Döner sermaye gelirlerinden alınan yüzde 15’lik Hazine kesintisini yüzde 1’e düşürdük. Meslek liselerimizin üretim kapasitelerini arttırarak eğitim almalarının önünü açıyoruz. Salgın sürecine rağmen gelirlerimiz arttı. Öğrencilerimizin okurken Asgari Ücret kadar gelir elde etmelerini de sağlayacağız.
Genç işsizlik için mesleki eğitim merkezlerimiz adımımız. 3 ay önce bu salonda bazı düzenlemeler yapacağımızı belirtmiştik. Mesleki eğitim merkezlerindeki çırak öğrencilere asgari ücretin yüzde 30’u yani 1276 lira ücret ödenmesini sağlayan kanun değişikliği tamamlandı. 12. sınıf öğrencilerine ise asgari ücretin yarısı kadar 2126 lira ödeme yapılacak.

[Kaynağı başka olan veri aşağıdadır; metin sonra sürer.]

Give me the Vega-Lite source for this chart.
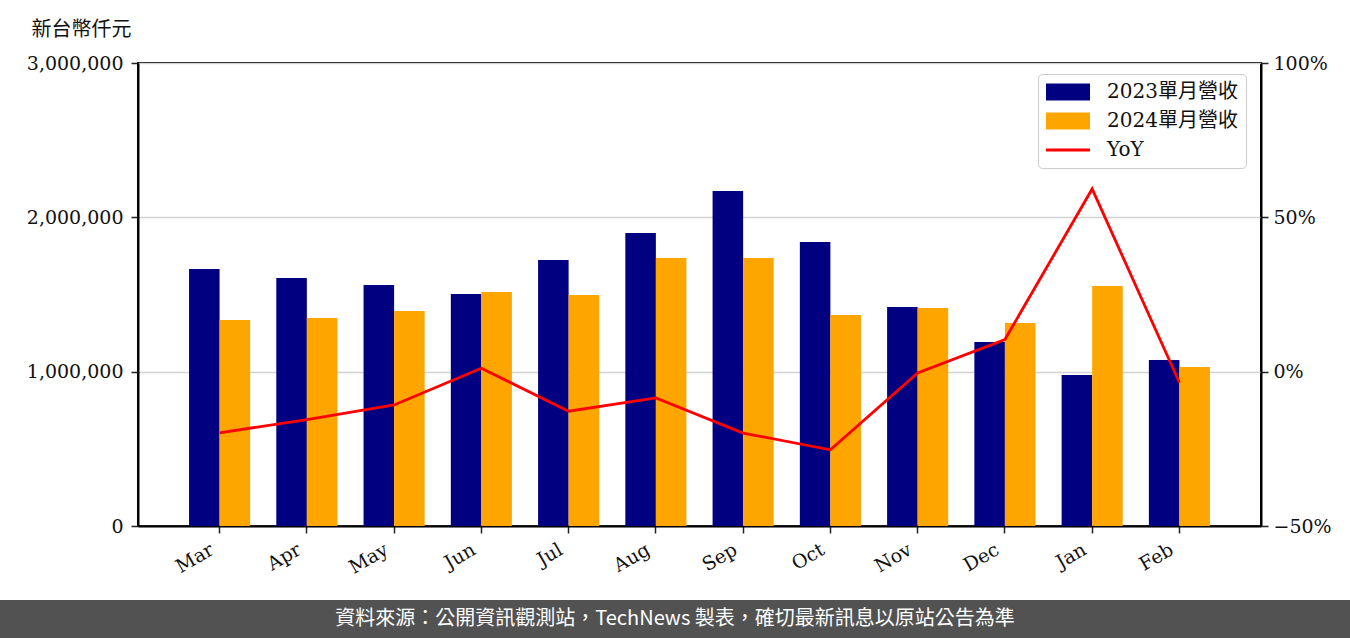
{
  "$schema": "https://vega.github.io/schema/vega-lite/v6.json",
  "padding": {"left": 0, "top": 18, "right": 0, "bottom": 0},
  "spacing": 21,
  "resolve": {"legend": {"color": "independent"}},
  "config": {"view": {"stroke": null}, "font": "DejaVu Serif"},
  "datasets": {
    "rev": [
      {"month": "Mar", "series": "2023單月營收", "value": 1665000},
      {"month": "Mar", "series": "2024單月營收", "value": 1335000},
      {"month": "Apr", "series": "2023單月營收", "value": 1607000},
      {"month": "Apr", "series": "2024單月營收", "value": 1348000},
      {"month": "May", "series": "2023單月營收", "value": 1562000},
      {"month": "May", "series": "2024單月營收", "value": 1393000},
      {"month": "Jun", "series": "2023單月營收", "value": 1503000},
      {"month": "Jun", "series": "2024單月營收", "value": 1516000},
      {"month": "Jul", "series": "2023單月營收", "value": 1724000},
      {"month": "Jul", "series": "2024單月營收", "value": 1497000},
      {"month": "Aug", "series": "2023單月營收", "value": 1899000},
      {"month": "Aug", "series": "2024單月營收", "value": 1737000},
      {"month": "Sep", "series": "2023單月營收", "value": 2171000},
      {"month": "Sep", "series": "2024單月營收", "value": 1737000},
      {"month": "Oct", "series": "2023單月營收", "value": 1840000},
      {"month": "Oct", "series": "2024單月營收", "value": 1367000},
      {"month": "Nov", "series": "2023單月營收", "value": 1419000},
      {"month": "Nov", "series": "2024單月營收", "value": 1413000},
      {"month": "Dec", "series": "2023單月營收", "value": 1192000},
      {"month": "Dec", "series": "2024單月營收", "value": 1315000},
      {"month": "Jan", "series": "2023單月營收", "value": 978000},
      {"month": "Jan", "series": "2024單月營收", "value": 1555000},
      {"month": "Feb", "series": "2023單月營收", "value": 1076000},
      {"month": "Feb", "series": "2024單月營收", "value": 1030000}
    ],
    "yoy": [
      {"month": "Mar", "yoy": -0.198},
      {"month": "Apr", "yoy": -0.155},
      {"month": "May", "yoy": -0.108},
      {"month": "Jun", "yoy": 0.011},
      {"month": "Jul", "yoy": -0.128},
      {"month": "Aug", "yoy": -0.085},
      {"month": "Sep", "yoy": -0.199},
      {"month": "Oct", "yoy": -0.253},
      {"month": "Nov", "yoy": -0.004},
      {"month": "Dec", "yoy": 0.104},
      {"month": "Jan", "yoy": 0.592},
      {"month": "Feb", "yoy": -0.035}
    ],
    "note": [
      {"note": "資料來源：公開資訊觀測站，TechNews 製表，確切最新訊息以原站公告為準"}
    ],
    "empty": []
  },
  "vconcat": [
    {
      "spacing": 0,
      "resolve": {"legend": {"color": "independent"}},
      "hconcat": [
        {
          "width": 25,
          "height": 10,
          "data": {"name": "empty"},
          "mark": "point"
        },
        {
          "width": 1123,
          "height": 463,
          "view": {"stroke": "black", "strokeWidth": 2},
          "layer": [
            {
              "data": {"name": "rev"},
              "mark": {"type": "bar"},
              "encoding": {
                "x": {
                  "field": "month", "type": "nominal",
                  "sort": ["Mar","Apr","May","Jun","Jul","Aug","Sep","Oct","Nov","Dec","Jan","Feb"],
                  "scale": {"paddingInner": 0.3, "paddingOuter": 0.585},
                  "axis": {
                    "title": null, "labelAngle": -30, "labelAlign": "right", "labelBaseline": "top",
                    "labelFont": "DejaVu Serif", "labelFontSize": 19, "labelColor": "#111111", "labelPadding": 7,
                    "labelOffset": -12,
                    "tickSize": 7, "tickColor": "#222222", "tickWidth": 1.5,
                    "domainColor": "black", "domainWidth": 2
                  }
                },
                "xOffset": {"field": "series", "type": "nominal", "scale": {"paddingInner": 0, "paddingOuter": 0}},
                "y": {
                  "field": "value", "type": "quantitative",
                  "scale": {"domain": [0, 3000000], "nice": false, "zero": true},
                  "axis": {
                    "values": [0, 1000000, 2000000, 3000000], "format": ",.0f",
                    "title": "新台幣仟元", "titleAngle": 0, "titleAlign": "left", "titleBaseline": "top",
                    "titleX": -107, "titleY": -44, "titleFont": "Noto Sans CJK TC", "titleFontSize": 20,
                    "titleFontWeight": "normal", "titleColor": "#111111",
                    "labelFont": "DejaVu Serif", "labelFontSize": 19, "labelColor": "#111111", "labelPadding": 8,
                    "tickSize": 7, "tickColor": "#222222", "tickWidth": 1.5,
                    "domainColor": "black", "domainWidth": 2,
                    "grid": true, "gridColor": "#d3d3d3", "gridWidth": 1.5
                  }
                },
                "color": {
                  "field": "series", "type": "nominal",
                  "scale": {"domain": ["2023單月營收", "2024單月營收", "YoY"], "range": ["#000080", "#ffa500", "#ff0000"]},
                  "legend": {
                    "title": null, "orient": "none", "legendX": 900, "legendY": 11,
                    "labelFont": "DejaVu Serif, Noto Sans CJK TC", "labelFontSize": 20, "labelColor": "#111111",
                    "symbolSize": 400, "symbolOffset": 12, "labelOffset": 29, "rowPadding": 9, "padding": 8,
                    "strokeColor": "#cccccc", "fillColor": "rgba(255,255,255,0.8)", "cornerRadius": 4,
                    "encode": {
                      "symbols": {
                        "update": {
                          "shape": {"signal": "datum.value === 'YoY' ? 'M-2.2,0H2.2' : 'M-2.2,-0.85H2.2V0.85H-2.2Z'"},
                          "fill": {"signal": "datum.value === 'YoY' ? 'transparent' : (datum.value === '2023單月營收' ? '#000080' : '#ffa500')"},
                          "stroke": {"signal": "datum.value === 'YoY' ? '#ff0000' : 'transparent'"},
                          "strokeWidth": {"signal": "datum.value === 'YoY' ? 3 : 0"},
                          "opacity": {"value": 1}
                        }
                      }
                    }
                  }
                }
              }
            },
            {
              "data": {"name": "yoy"},
              "mark": {"type": "line", "strokeWidth": 2.8},
              "encoding": {
                "x": {"field": "month", "type": "nominal", "sort": ["Mar","Apr","May","Jun","Jul","Aug","Sep","Oct","Nov","Dec","Jan","Feb"]},
                "y": {
                  "field": "yoy", "type": "quantitative",
                  "scale": {"domain": [-0.5, 1], "nice": false, "zero": false},
                  "axis": {
                    "orient": "right", "values": [-0.5, 0, 0.5, 1], "format": ".0%", "title": null, "grid": false,
                    "labelFont": "DejaVu Serif", "labelFontSize": 19, "labelColor": "#111111", "labelPadding": 5,
                    "tickSize": 7, "tickColor": "#222222", "tickWidth": 1.5,
                    "domainColor": "black", "domainWidth": 2
                  }
                },
                "color": {"datum": "YoY"}
              }
            }
          ],
          "resolve": {"scale": {"y": "independent"}}
        }
      ]
    },
    {
      "width": 1350,
      "height": 38,
      "view": {"fill": "#525252", "stroke": null},
      "data": {"name": "note"},
      "mark": {"type": "text", "color": "white", "font": "Noto Sans CJK TC", "fontSize": 20, "align": "center", "baseline": "middle"},
      "encoding": {"text": {"field": "note"}}
    }
  ]
}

Bu ücretlerin tamamı devlet katkısı olarak karşılanacak. Öğrencilerimizin iş kazaları ve meslek kazalarına karşı sigortasını yapacağız. Talepte ciddi artış yaşandı. Yıl sonuna kadar 1 milyon genci mesleki eğitim merkezlerine dahil etmeyi planlıyoruz.
Özel sektörün destek vermediği mesleki ve teknik eğitim başarıya ulaşamaz. OSB’de yer alan tüm sektörlerimiz eğitim süreçlerine dahil olacak. Genç işsizlik oranının düşmesinde önemli rol oynayacak. Bu önemli projenin hayırlı olmasını diliyorum.
Artık şu gerçeği göreceğiz; Organize sanayi bölgelerinin içinde okullar… Dolayısıyla stajlarını her yönüyle okulundan hemen organize sanayi bölgesindeki işine giderek gerçekleştiren siz gençler… Bunu Çin, Japonya başarıyor… Biz neden başarmayalım? Aynısını biz de yapacağız.